Законное потомство Птолемея Лагида вымерло, когда поставленный Суллой после смерти Птолемея Сотера II, прозванного Лафиром, царь Александр II, сын Александра I, был убит спустя несколько дней после вступления своего на престол во время восстания в столице (673) [81 г.]. Этот Александр назначил в своем завещании12
наследником римский народ. Правда, подлинность этого документа была спорной; но он был признан сенатом, взыскавшим на основании его суммы, положенные в Тире на имя умершего царя. Тем не менее сенат допустил, чтобы один из двух несомненно незаконных сыновей царя Лафира — Птолемей XI, по прозванию Новый Дионис или Флейтист (Auletes), фактически завладел Египтом, а другой из них, Птолемей Кипрский, — Кипром; они, правда, не были формально признаны сенатом, но к ним также не обращались с требованием о передаче их владений Риму. Причина того, что сенат допускал продление этого неясного положения вещей, не отказываясь окончательно от Египта и Кипра, заключалась, несомненно, в значительной субсидии, которую эти, как бы выпросившие себе власть, цари постоянно выплачивали за это главарям римских партий. Однако соображения, побудившие сенат отказаться вообще от этого заманчивого приобретения, состояли также в том, что благодаря своеобразному положению и финансовой организации Египта назначенный туда наместник получил бы в свои руки такие денежные средства и морские силы и вообще независимую власть, что это совершенно не мирилось бы с недоверчивым и слабым правлением олигархии. С этой точки зрения и было разумно отказаться от непосредственного обладания областью Нила.Труднее оправдать отказ сената от непосредственного вмешательства в малоазийские и сирийские дела. Правда, римское правительство не признало армянского завоевателя царем Каппадокии и Сирии, но оно также ничего не сделало для того, чтобы вытеснить его оттуда, хотя война, поневоле начатая Римом в Киликии против пиратов в 676 г. [78 г.], и указывала на необходимость вмешательства в сирийские дела. Действительно, не отвечая на потерю Каппадокии и Сирии объявлением войны, римское правительство жертвовало не только опекаемыми им государствами, но и важнейшими основами своего могущества. Опасно было уже то, что оно принесло в жертву свои аванпосты в греческих поселениях и царствах на Тигре и Евфрате; но когда оно позволило азиатам утвердиться на Средиземном море, представлявшем собой политическую базу римского государства, то это было не доказательством миролюбия, а признанием того, что если олигархия и стала благодаря сулланской реставрации еще более олигархической, то она не стала умнее и энергичнее, а для мирового господства Рима это означало начало конца.

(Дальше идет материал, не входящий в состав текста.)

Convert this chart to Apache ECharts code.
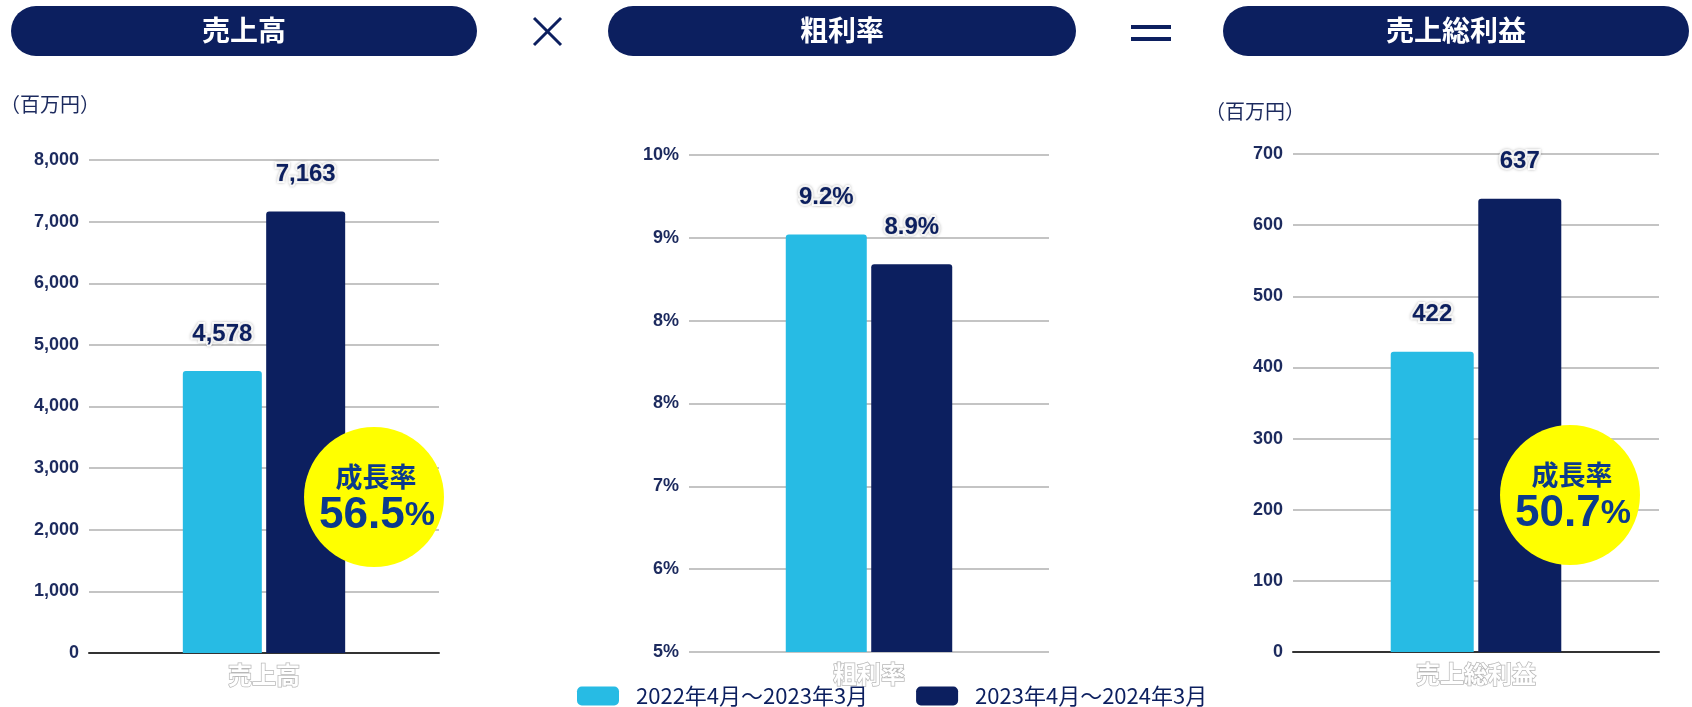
<!DOCTYPE html>
<html>
<head>
<meta charset="utf-8">
<script src="https://cdn.jsdelivr.net/npm/echarts@6/dist/echarts.min.js"></script>
<style>
html,body{margin:0;padding:0;background:#fff;}
#chart{width:1692px;height:707px;}
</style>
</head>
<body>
<div id="chart"></div>
<script>
// ---- data ----
const categories = ['売上高', '粗利率', '売上総利益'];
const seriesNames = ['2022年4月～2023年3月', '2023年4月～2024年3月'];
const salesValues = [4578, 7163];      // 百万円
const marginValues = [9.2, 8.9];       // %
const profitValues = [422, 637];       // 百万円
const salesTicks = [0, 1000, 2000, 3000, 4000, 5000, 6000, 7000, 8000];
const marginTicks = [5, 10];           // min / max, 6 intervals
const marginTickLabels = ['5%', '6%', '7%', '8%', '8%', '9%', '10%'];
const profitTicks = [0, 100, 200, 300, 400, 500, 600, 700];
const growthRates = ['56.5', '50.7'];
const unitLabel = '（百万円）';
const badgeTitle = '成長率';

// ---- styles ----
const NAVY = '#0c1f5f';
const LIGHT = '#27bbe4';
const AXIS_TXT = '#1c2a5e';
const BADGE_TXT = '#0b3a8c';
const CJK = '"Noto Sans CJK JP", sans-serif';
const LATIN = '"Liberation Sans", Arial, sans-serif';

const chart = echarts.init(document.getElementById('chart'), null, {renderer: 'canvas'});

const grids = [
  {left: 89, top: 160, width: 350, height: 493},
  {left: 689, top: 155, width: 360, height: 497},
  {left: 1293, top: 154, width: 366, height: 498}
];

function xAxis(i, showLine) {
  return {
    type: 'category', gridIndex: i, data: [categories[i]],
    axisTick: {show: false},
    axisLine: {show: showLine, lineStyle: {color: '#333', width: 2}},
    axisLabel: {
      color: '#fff', fontSize: 24, fontWeight: 'bold', fontFamily: CJK, margin: 10,
      textBorderColor: '#b8b8b8', textBorderWidth: 1.5
    }
  };
}
function yAxis(i, min, max, interval, fmt) {
  return {
    type: 'value', gridIndex: i, min: min, max: max, interval: interval,
    axisLine: {show: false}, axisTick: {show: false},
    splitLine: {show: true, lineStyle: {color: '#c4c4c4', width: 2}},
    axisLabel: {color: AXIS_TXT, fontSize: 18, fontWeight: 'bold', fontFamily: LATIN, margin: 10, formatter: fmt}
  };
}

const labelBase = {
  show: true, position: 'top', distance: 25,
  color: NAVY, fontSize: 24, fontWeight: 'bold', fontFamily: LATIN,
  textBorderColor: '#fff', textBorderWidth: 4,
  textShadowColor: 'rgba(0,0,0,0.25)', textShadowBlur: 3
};

function barSeries(gridIdx, k, values, width, fmt) {
  return {
    type: 'bar', name: seriesNames[k], xAxisIndex: gridIdx, yAxisIndex: gridIdx,
    data: [values[k]], barWidth: width, barGap: '5.5%',
    itemStyle: {color: k === 0 ? LIGHT : NAVY, borderRadius: [3, 3, 0, 0]},
    label: Object.assign({}, labelBase, {formatter: fmt}),
    emphasis: {disabled: true}
  };
}

const fmtComma = p => Number(p.value).toLocaleString('en-US');
const fmtPct = p => Number(p.value).toFixed(1) + '%';
const fmtPlain = p => String(p.value);

function pill(x, w, text) {
  return [
    {type: 'rect', shape: {x: x, y: 6, width: w, height: 50, r: 25}, style: {fill: NAVY}, silent: true},
    {type: 'text', style: {text: text, x: x + w / 2, y: 30, align: 'center', verticalAlign: 'middle',
      fill: '#fff', fontSize: 28, fontWeight: 'bold', fontFamily: CJK}, silent: true}
  ];
}
function badge(cx, cy, rate) {
  return [
    {type: 'circle', shape: {cx: cx, cy: cy, r: 70}, style: {fill: '#ffff00'}, silent: true, z: 100},
    {type: 'text', z: 101, silent: true, style: {text: badgeTitle, x: cx + 2, y: cy - 20, align: 'center', verticalAlign: 'middle',
      fill: BADGE_TXT, fontSize: 27, fontWeight: 'bold', fontFamily: CJK}},
    {type: 'text', z: 101, silent: true, style: {
      text: '{a|' + rate + '}{b|%}', x: cx + 3, y: cy + 19, align: 'center', verticalAlign: 'middle',
      rich: {
        a: {fill: BADGE_TXT, fontSize: 44, fontWeight: 'bold', fontFamily: LATIN},
        b: {fill: BADGE_TXT, fontSize: 34, fontWeight: 'bold', fontFamily: LATIN}
      }}}
  ];
}

const graphics = [].concat(
  pill(11, 466, categories[0]),
  pill(608, 468, categories[1]),
  pill(1223, 466, categories[2]),
  [
    {type: 'line', shape: {x1: 534, y1: 18, x2: 561, y2: 45}, style: {stroke: NAVY, lineWidth: 3}, silent: true},
    {type: 'line', shape: {x1: 561, y1: 18, x2: 534, y2: 45}, style: {stroke: NAVY, lineWidth: 3}, silent: true},
    {type: 'rect', shape: {x: 1131, y: 25, width: 40, height: 4}, style: {fill: NAVY}, silent: true},
    {type: 'rect', shape: {x: 1131, y: 37, width: 40, height: 4}, style: {fill: NAVY}, silent: true},
    {type: 'text', style: {text: unitLabel, x: 0, y: 104, align: 'left', verticalAlign: 'middle',
      fill: AXIS_TXT, fontSize: 20, fontFamily: CJK}, silent: true},
    {type: 'text', style: {text: unitLabel, x: 1205, y: 111, align: 'left', verticalAlign: 'middle',
      fill: AXIS_TXT, fontSize: 20, fontFamily: CJK}, silent: true}
  ],
  badge(374, 497, growthRates[0]),
  badge(1570, 495, growthRates[1])
);

const option = {
  animation: false,
  backgroundColor: '#fff',
  grid: grids,
  xAxis: [xAxis(0, true), xAxis(1, false), xAxis(2, true)],
  yAxis: [
    yAxis(0, salesTicks[0], salesTicks[salesTicks.length - 1], salesTicks[1] - salesTicks[0],
      v => Number(v).toLocaleString('en-US')),
    yAxis(1, marginTicks[0], marginTicks[1], (marginTicks[1] - marginTicks[0]) / (marginTickLabels.length - 1),
      (v, i) => marginTickLabels[i]),
    yAxis(2, profitTicks[0], profitTicks[profitTicks.length - 1], profitTicks[1] - profitTicks[0],
      v => String(v))
  ],
  legend: {
    data: seriesNames, left: 572, top: 680, itemWidth: 42, itemHeight: 19, itemGap: 48,
    icon: 'roundRect', selectedMode: false,
    textStyle: {color: NAVY, fontSize: 22, fontFamily: CJK, padding: [0, 0, 0, 12]}
  },
  series: [
    barSeries(0, 0, salesValues, 79, fmtComma),
    barSeries(0, 1, salesValues, 79, fmtComma),
    barSeries(1, 0, marginValues, 81, fmtPct),
    barSeries(1, 1, marginValues, 81, fmtPct),
    barSeries(2, 0, profitValues, 83, fmtPlain),
    barSeries(2, 1, profitValues, 83, fmtPlain)
  ],
  graphic: graphics
};
chart.setOption(option);
</script>
</body>
</html>
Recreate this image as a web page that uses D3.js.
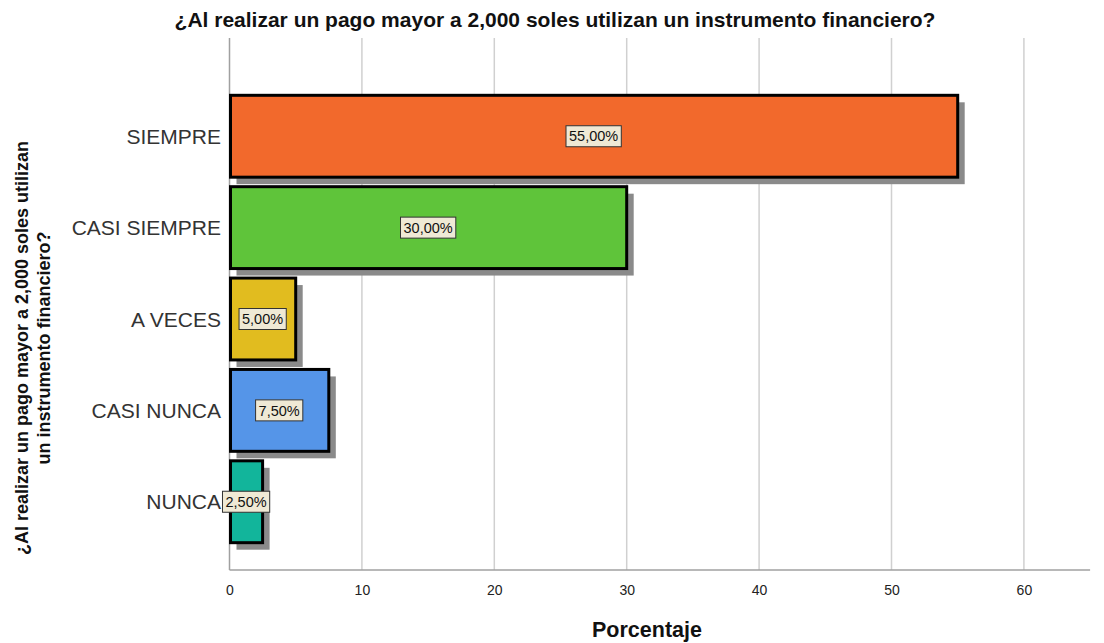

Но и противная сторона не хотела войны. Тигран не имел причин желать ее, так как Рим и без войны отдавал ему в жертву всех своих союзников. Митрадат, который не был простым восточным деспотом и имел достаточную возможность испытать своих друзей и недругов в счастье и несчастье, отлично знал, что во второй войне с Римом он, вероятно, останется таким же одиноким, как и в первой, и что он не мог бы сделать ничего умнее, как сохранить мир и заниматься внутренним укреплением своего царства. Серьезность своих мирных заявлений он достаточно доказал при своем столкновении с Муреной; он продолжал избегать всего, что могло бы побудить римское правительство выйти из состояния пассивности.
Но так же как первая война с Митрадатом возникла, собственно, помимо желания обеих сторон, так и теперь противоположность интересов создала взаимное недоверие, в свою очередь вызвавшее обоюдные приготовления к обороне, которые сами собой привели, наконец, к открытому разрыву. Давно уже господствовавшее в римской политике недоверие к своей силе и способности к борьбе, понятное при отсутствии постоянного войска и при далеко не образцовом коллегиальном правлении, сделало как бы политической аксиомой продолжение всякой войны не только до поражения, но и до уничтожения противника. Поэтому в Риме с самого начала были так же неудовлетворены миром, заключенным Суллой с Митрадатом, как некогда условиями, которые Сципион Африканский предоставил карфагенянам. Неоднократно высказывавшиеся опасения, что предстоит вторичное нападение понтийского царя, были в некоторой степени оправданы чрезвычайным сходством тогдашних обстоятельств с тем, что происходило двенадцатью годами раньше. Опасная гражданская война опять совпала с серьезными военными приготовлениями Митрадата; фракийцы опять вторглись в Македонию, а пиратские суда усеяли все Средиземное море, опять ездили взад и вперед эмиссары, как прежде между Митрадатом и италиками, так теперь между римскими эмигрантами в Испании и эмигрантами, находившимися в Синопе при дворе. Еще в начале 677 г. [77 г.] в сенате было высказано мнение, что Митрадат дожидается лишь гражданской войны в Италии, чтобы напасть на римскую Азию; римские армии в провинции Азии и в Киликии были усилены, чтобы они были готовы к возможным событиям.